It doesn’t matter how your social media reach has got, and how many new followers you have, if your marketing goals aren’t linked to your overall business goals, all of these numbers are actually more about vanity and less about growth. They sound good, but ring hollow in terms of forwarding your organization’s goals and priorities. Your marketing department will best support business strategy when working in concert with the company’s leadership team and business objectives. Still, when the two remain separated, even the flashiest figures won’t support your company’s goals.
So, a strategic planning process that engages marketing and company leadership can help you develop alignment and achieve your high-level goals.
You likely won’t be surprised to learn that specific, measurable, and attainable goals are critical to any sound marketing strategy. To accomplish this, businesses first must avoid these common traps:
Your corporate cake is missing a layer. If company leadership identifies a year-end goal of “grow sales by 20 percent,” but the marketing team can’t decipher what needs to take place to make that happen, you are missing a strategic layer between leadership and marketing. A strategic planner or chief marketing officer can provide the additional layer needed to help your goals rise to the top.
Everyone assumes that business and marketing goals are the same. Sometimes they are, sometimes they aren’t. Subgoals can help your company determine what marketing can influence and how.
Goals and tactics are tossed into the same blender. Tactics, such as PR campaigns, paid advertising, social media marketing and email outreach, are different than goals, such as business expansion. While they work together, they aren’t one in the same and should be treated as separate components of your strategic plan.
Once your teams are headed in the same direction, the following three strategies will help you successfully translate business goals into substantive marketing goals.
Create meaningful subgoals.
While “reaching $200 million in annual revenue across all entities” and “doubling new leads this year” are both valid business goals, they don’t tell marketing what it can do to support those aims.
On the other hand, sub-goals are measurable and can take your marketing team from goal to strategy. Instead of “doubling new leads,” your leadership team can focus on what specifically needs to happen to double new leads.
For instance, you can translate “reach $200 million in annual revenue” into subgoals of move from “$30 million to $40 million in sales by Q2” and “our service needs to be attractive to clients such as XYZ.”

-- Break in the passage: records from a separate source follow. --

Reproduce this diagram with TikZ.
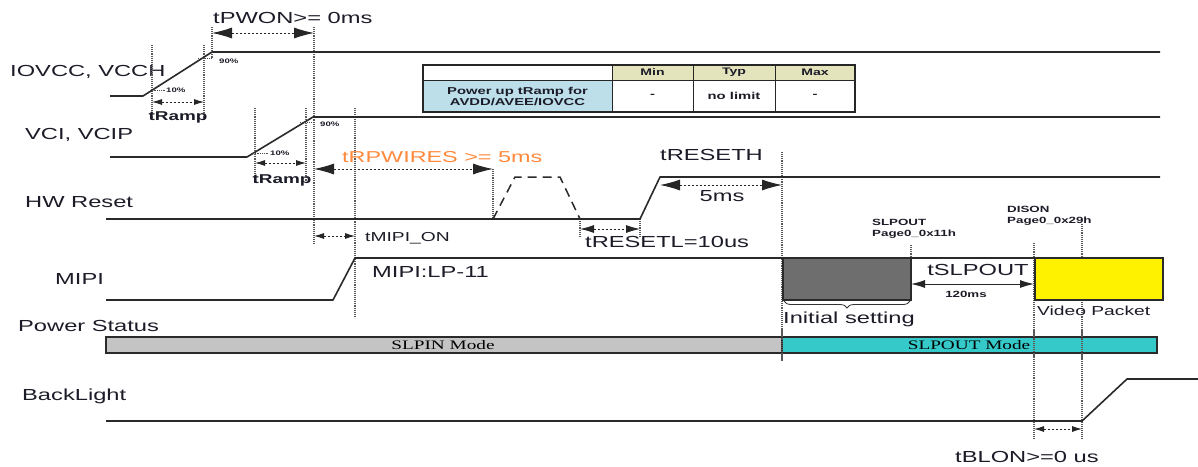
\documentclass[tikz,border=0pt]{standalone}
\usepackage{fontspec}
\setmainfont[FakeStretch=1.48]{Liberation Sans}
\newfontfamily\serifw[FakeStretch=1.48]{Liberation Serif}
\usetikzlibrary{arrows.meta,decorations.pathreplacing}
\definecolor{txt}{HTML}{1C1C28}
\definecolor{sigc}{HTML}{2A2A2A}
\definecolor{orng}{HTML}{FF8A3D}
\definecolor{khaki}{HTML}{E4E4BC}
\definecolor{lblue}{HTML}{BCDFEA}
\definecolor{graybox}{HTML}{6E6E6E}
\definecolor{slpin}{HTML}{C4C4C4}
\definecolor{slpout}{HTML}{35C9C9}
\tikzset{
  sig/.style={line width=1.6pt, draw=sigc, line join=round},
  vdot/.style={densely dotted, line width=1.1pt, draw=black!65},
  hdot/.style={densely dotted, line width=0.8pt, draw=black!70},
  dimline/.style={dash pattern=on 2pt off 2pt, line width=0.9pt, draw=black!85},
  bigdim/.style={dimline, {Latex[length=20pt,width=11pt]}-{Latex[length=20pt,width=11pt]}},
  middim/.style={dimline, {Latex[length=14pt,width=8pt]}-{Latex[length=14pt,width=8pt]}},
  smalldim/.style={dimline, {Latex[length=10pt,width=6pt]}-{Latex[length=10pt,width=6pt]}},
  lab/.style={font=\fontsize{16}{18}\selectfont, text=txt, inner sep=0pt, anchor=west, text height=11.5pt, text depth=0pt},
  labc/.style={font=\fontsize{16}{18}\selectfont, text=txt, inner sep=0pt, anchor=center, text height=11.5pt, text depth=0pt},
  tiny/.style={font=\bfseries\fontsize{6.5}{7}\selectfont, text=txt, inner sep=0pt, anchor=mid west},
  smallb/.style={font=\bfseries\fontsize{9}{11}\selectfont, text=txt, inner sep=0pt, anchor=center, align=left},
  ramp/.style={font=\bfseries\fontsize{12.8}{14}\selectfont, text=txt, inner sep=0pt, anchor=mid},
  cell/.style={draw=black!85, line width=1pt},
  celltxt/.style={font=\bfseries\fontsize{9.5}{11}\selectfont, text=txt, inner sep=0pt, anchor=center, align=center},
  modetxt/.style={font=\serifw\fontsize{13}{14}\selectfont, text=black, inner sep=0pt, anchor=center}
}
\begin{document}
\begin{tikzpicture}[x=1pt,y=-1pt]
\useasboundingbox (0,0) rectangle (1198,466);
\fill[white] (0,0) rectangle (1198,466);

% ---- signal names ----
\node[lab] (nIOVCC) at (10,71) {IOVCC, VCCH};
\node[lab] (nVCI) at (25,134) {VCI, VCIP};
\node[lab] (nHW) at (25,202) {HW Reset};
\node[lab] (nMIPI) at (55,279) {MIPI};
\node[lab] (nPS) at (18,326) {Power Status};
\node[lab] (nBL) at (22,395) {BackLight};

% ---- vertical dotted guides ----
\draw[vdot] (152,45) -- (152,120);
\draw[vdot] (204,45) -- (204,120);
\draw[vdot] (212,27) -- (212,58);
\draw[vdot] (314,27) -- (314,245);
\draw[vdot] (355,108) -- (355,318);
\draw[vdot] (255,108) -- (255,182);
\draw[vdot] (306,108) -- (306,182);
\draw[vdot] (493,169) -- (493,219);
\draw[vdot] (580,219) -- (580,236);
\draw[vdot] (640,219) -- (640,236);
\draw[vdot] (782,152) -- (782,360);
\draw[vdot] (911,245) -- (911,258);
\draw[vdot] (1034,243) -- (1034,440);
\draw[vdot] (1082,224) -- (1082,440);

% ---- table ----
\draw[cell] (423,65) rectangle (612,80);
\draw[cell, fill=khaki] (612,65) rectangle (693,80);
\draw[cell, fill=khaki] (693,65) rectangle (775,80);
\draw[cell, fill=khaki] (775,65) rectangle (855,80);
\draw[cell, fill=lblue] (423,80) rectangle (612,112);
\draw[cell] (612,80) rectangle (693,112);
\draw[cell] (693,80) rectangle (775,112);
\draw[cell] (775,80) rectangle (855,112);
\draw[black!85, line width=1.4pt] (423,65) rectangle (855,112);
\node[celltxt] (tMin) at (652.5,72.5) {Min};
\node[celltxt] (tTyp) at (734,72.5) {Typ};
\node[celltxt] (tMax) at (815,72.5) {Max};
\node[celltxt, font=\bfseries\fontsize{10}{11.5}\selectfont] (tPar) at (517.5,96.5) {Power up tRamp for\\AVDD/AVEE/IOVCC};
\node[celltxt, font=\bfseries\fontsize{10}{12}\selectfont] (tv1) at (652.5,96) {-};
\node[celltxt, font=\bfseries\fontsize{10}{12}\selectfont] (tv2) at (734,96) {no limit};
\node[celltxt, font=\bfseries\fontsize{10}{12}\selectfont] (tv3) at (815,96) {-};

% ---- IOVCC, VCCH ----
\draw[sig] (110,96) -- (143,96) -- (212,52) -- (1160,52);
\draw[hdot] (150,90) -- (165,90);
\node[tiny] (p10a) at (166,90) {10\%};
\draw[hdot] (198,58) -- (212,58);
\node[tiny] (p90a) at (219,61) {90\%};
\coordinate (r1a) at (152,102); \coordinate (r1b) at (204,102);
\draw[smalldim] (r1a) -- (r1b);
\node[ramp] (tr1) at (178,118) {tRamp};
\coordinate (pw1) at (212,33); \coordinate (pw2) at (314,33);
\draw[bigdim] (pw1) -- (pw2);
\node[lab] (tpwon) at (213,18) {tPWON>= 0ms};

% ---- VCI, VCIP ----
\draw[sig] (110,157) -- (247,157) -- (313,117) -- (1160,117);
\draw[hdot] (253,153) -- (268,153);
\node[tiny] (p10b) at (270,153) {10\%};
\draw[hdot] (300,122) -- (313,122);
\node[tiny] (p90b) at (320,124) {90\%};
\coordinate (r2a) at (255,163); \coordinate (r2b) at (306,163);
\draw[smalldim] (r2a) -- (r2b);
\node[ramp] (tr2) at (282,181) {tRamp};

% ---- HW Reset ----
\draw[sig] (106,219) -- (640,219) -- (660,177) -- (1160,177);
\draw[line width=1.5pt, draw=sigc, dash pattern=on 9pt off 6pt] (493,219) -- (515,177) -- (560,177) -- (580,219);
\coordinate (rp1) at (314,169); \coordinate (rp2) at (493,169);
\draw[bigdim] (rp1) -- (rp2);
\node[lab, text=orng, font=\fontsize{15.8}{17}\selectfont] (trp) at (342,157) {tRPWIRES >= 5ms};
\coordinate (mo1) at (314,236); \coordinate (mo2) at (355,236);
\draw[smalldim] (mo1) -- (mo2);
\node[lab, font=\fontsize{13}{15}\selectfont, text height=9.5pt] (tmipion) at (365,237) {tMIPI\_ON};
\coordinate (rl1) at (580,229); \coordinate (rl2) at (640,229);
\draw[middim] (rl1) -- (rl2);
\node[lab] (trl) at (585,242) {tRESETL=10us};
\coordinate (rh1) at (660,185); \coordinate (rh2) at (782,185);
\draw[bigdim] (rh1) -- (rh2);
\node[lab] (trh) at (660,155) {tRESETH};
\node[labc] (t5ms) at (722,196) {5ms};

% ---- MIPI ----
\draw[sig] (106,300) -- (333,300) -- (355,258) -- (1035,258);
\draw[draw=sigc, line width=1.3pt, fill=graybox] (783,258) rectangle (911,300);
\draw[draw=sigc, line width=1.3pt, fill=yellow] (1035,258) rectangle (1163,300);
\node[lab] (tlp) at (372,272) {MIPI:LP-11};
\draw[decorate, decoration={brace, mirror, amplitude=7pt}, line width=0.8pt, draw=black!80] (784,301) -- (910,301);
\node[lab] (tinit) at (783,318) {Initial setting};
\node[lab, font=\fontsize{13}{15}\selectfont, text height=9.5pt] (tvid) at (1037,311) {Video Packet};
\node[smallb, anchor=west] (tslpcmd) at (872,229) {SLPOUT\\Page0\_0x11h};
\node[smallb, anchor=west] (tdison) at (1007,216) {DISON\\Page0\_0x29h};
\coordinate (sl1) at (911,284); \coordinate (sl2) at (1034,284);
\draw[line width=1pt, draw=black!85, {Latex[length=14pt,width=8pt]}-{Latex[length=14pt,width=8pt]}] (sl1) -- (sl2);
\node[labc] (tslp) at (978,270) {tSLPOUT};
\node[smallb] (t120) at (966,294) {120ms};

% ---- Power Status ----
\draw[draw=sigc, line width=1.3pt, fill=slpin] (106,337) rectangle (782,353);
\draw[draw=sigc, line width=1.3pt, fill=slpout] (782,337) rectangle (1157,353);
\node[modetxt] (tslpin) at (443,345) {SLPIN Mode};
\node[modetxt] (tslpout) at (969,345) {SLPOUT Mode};
\draw[vdot] (782,330) -- (782,360);
\draw[vdot] (1034,330) -- (1034,360);
\draw[vdot] (1082,330) -- (1082,360);

% ---- BackLight ----
\draw[sig] (106,421) -- (1082,421) -- (1127,379) -- (1198,379);
\coordinate (bl1) at (1034,429); \coordinate (bl2) at (1082,429);
\draw[smalldim] (bl1) -- (bl2);
\node[lab] (tblon) at (955,457) {tBLON>=0 us};
\end{tikzpicture}
\end{document}
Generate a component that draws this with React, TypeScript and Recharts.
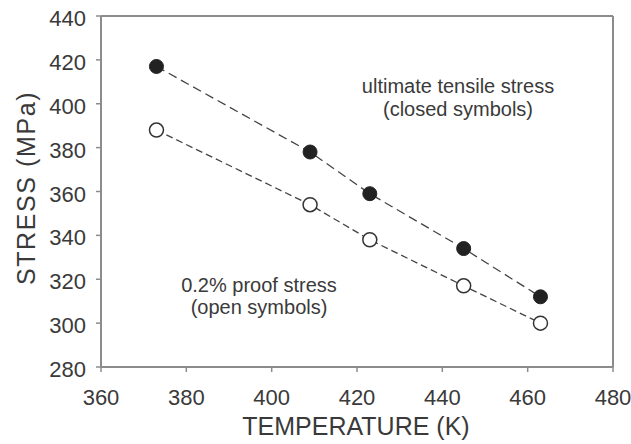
import React from 'react';
import { LineChart, Line, XAxis, YAxis, Customized } from 'recharts';

const temperatures = [373, 409, 423, 445, 463];
const ultimateStress = [417, 378, 359, 334, 312];
const proofStress = [388, 354, 338, 317, 300];
const xTicks = [360, 380, 400, 420, 440, 460, 480];
const yTicks = [280, 300, 320, 340, 360, 380, 400, 420, 440];

const utsData = temperatures.map((t, i) => ({ t, v: ultimateStress[i] }));
const proofData = temperatures.map((t, i) => ({ t, v: proofStress[i] }));

const FONT = '"Liberation Sans", Arial, sans-serif';
const AXIS = '#8c8c8c';
const TXT = '#3a3a3a';

const XTick = (props: any) => {
  const { x, y, payload } = props;
  return (
    <text x={x} y={y} dy={15} textAnchor="middle" fontSize={22} fill={TXT} fontFamily={FONT}>
      {payload.value}
    </text>
  );
};

const YTick = (props: any) => {
  const { x, y, payload } = props;
  return (
    <text x={x} y={y} dy={10} textAnchor="end" fontSize={22} fill={TXT} fontFamily={FONT}>
      {payload.value}
    </text>
  );
};

const Texts = () => (
  <g fontFamily={FONT} fill={TXT}>
    <text x={356} y={435} textAnchor="middle" fontSize={25}>TEMPERATURE (K)</text>
    <text x={0} y={0} textAnchor="middle" fontSize={25} letterSpacing={1.6}
      transform="translate(35,188) rotate(-90)">STRESS (MPa)</text>
    <text x={458} y={93} textAnchor="middle" fontSize={20}>ultimate tensile stress</text>
    <text x={458} y={116} textAnchor="middle" fontSize={20}>(closed symbols)</text>
    <text x={259} y={292} textAnchor="middle" fontSize={20}>0.2% proof stress</text>
    <text x={259} y={314} textAnchor="middle" fontSize={20}>(open symbols)</text>
  </g>
);

export default function App() {
  return (
    <div style={{ position: 'absolute', left: 0, top: 0, background: '#fff' }}>
      <LineChart width={631} height={444} margin={{ top: 16, right: 18, left: 0, bottom: 0 }}
        style={{ fontFamily: FONT }}>
        <XAxis xAxisId="b" dataKey="t" type="number" domain={[360, 480]} ticks={xTicks}
          allowDataOverflow height={77} stroke={AXIS} strokeWidth={2}
          tickSize={5} tickMargin={18} tick={<XTick />} tickLine={{ stroke: AXIS, strokeWidth: 1.5 }} />
        <XAxis xAxisId="t" orientation="top" dataKey="t" type="number" domain={[360, 480]}
          allowDataOverflow ticks={xTicks} height={1} mirror stroke={AXIS} strokeWidth={2} tick={false}
          tickSize={5} tickLine={{ stroke: AXIS, strokeWidth: 1.5 }} />
        <YAxis yAxisId="l" type="number" domain={[280, 440]} ticks={yTicks} width={101}
          allowDataOverflow stroke={AXIS} strokeWidth={2} tickSize={5} tickMargin={10} tick={<YTick />}
          tickLine={{ stroke: AXIS, strokeWidth: 1.5 }} />
        <YAxis yAxisId="r" orientation="right" type="number" domain={[280, 440]} ticks={yTicks}
          allowDataOverflow width={1} mirror stroke={AXIS} strokeWidth={2} tick={false} tickSize={5}
          tickLine={{ stroke: AXIS, strokeWidth: 1.5 }} />
        <Line xAxisId="t" yAxisId="r" data={utsData} dataKey="v" stroke="none" dot={false}
          activeDot={false} isAnimationActive={false} />
        <Line xAxisId="b" yAxisId="l" data={utsData} dataKey="v" stroke="#444" strokeWidth={1.3}
          strokeDasharray="9 5" isAnimationActive={false}
          dot={{ r: 7, fill: '#222', stroke: '#222', strokeWidth: 1, strokeDasharray: '0' }} activeDot={false} />
        <Line xAxisId="b" yAxisId="l" data={proofData} dataKey="v" stroke="#444" strokeWidth={1.3}
          strokeDasharray="7 4" isAnimationActive={false}
          dot={{ r: 7, fill: '#fff', stroke: '#333', strokeWidth: 1.5, strokeDasharray: '0' }} activeDot={false} />
        <Customized component={Texts} />
      </LineChart>
    </div>
  );
}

These smaller and more specific goals can help your marketing team intelligently influence your business objectives.
Turn meaningful subgoals into concrete marketing goals.
This step is more fun than it sounds because it involves collaboration. It gives your marketing team and strategic planners the chance to come together, get creative and start to effect change. More collaboration generates more insights, which can take your company to the next level.
Again, all marketing goals must be specific, measurable, and attainable.
Your corporate goal of being attractive to specific clients might revolve around securing media coverage in specific publications to increase targeted awareness, creating a new prospect pipeline, or demonstrating expertise in a specific subject area. All your marketing goals should hail from your global subgoals.
Develop your marketing strategy.
Once you have all the above information in hand, then you can readily turn business goals into marketing goals through your marketing strategy and plan.
These are the steps your marketing is likely well-versed in already: After you have collaborated with the relevant internal teams, then it is time to identify your target audience, think in narratives or stories that provide a consistent, relevant way to reach at least one of your goals, work with content before you plan its execution and choose the ideal channels for each audience. Many organizations make the mistake of spreading themselves thin across every channel rather than doing a few of them well.
Finally, make sure you have a solid method for tracking success and accountability. If you can’t track them, your goals will remain nebulous, and you will be thrilled with every repost and headline, even if they aren’t connected to where your organization wants to go and how it wants to get there.
Whether you are trying to grow sales, awareness or your pipeline, the right strategy can take you efficiently and creatively from idea to action to goal achievement. And then the right social media impressions, headlines and endorsements will serve as the icing on the cake and certification of your strategy.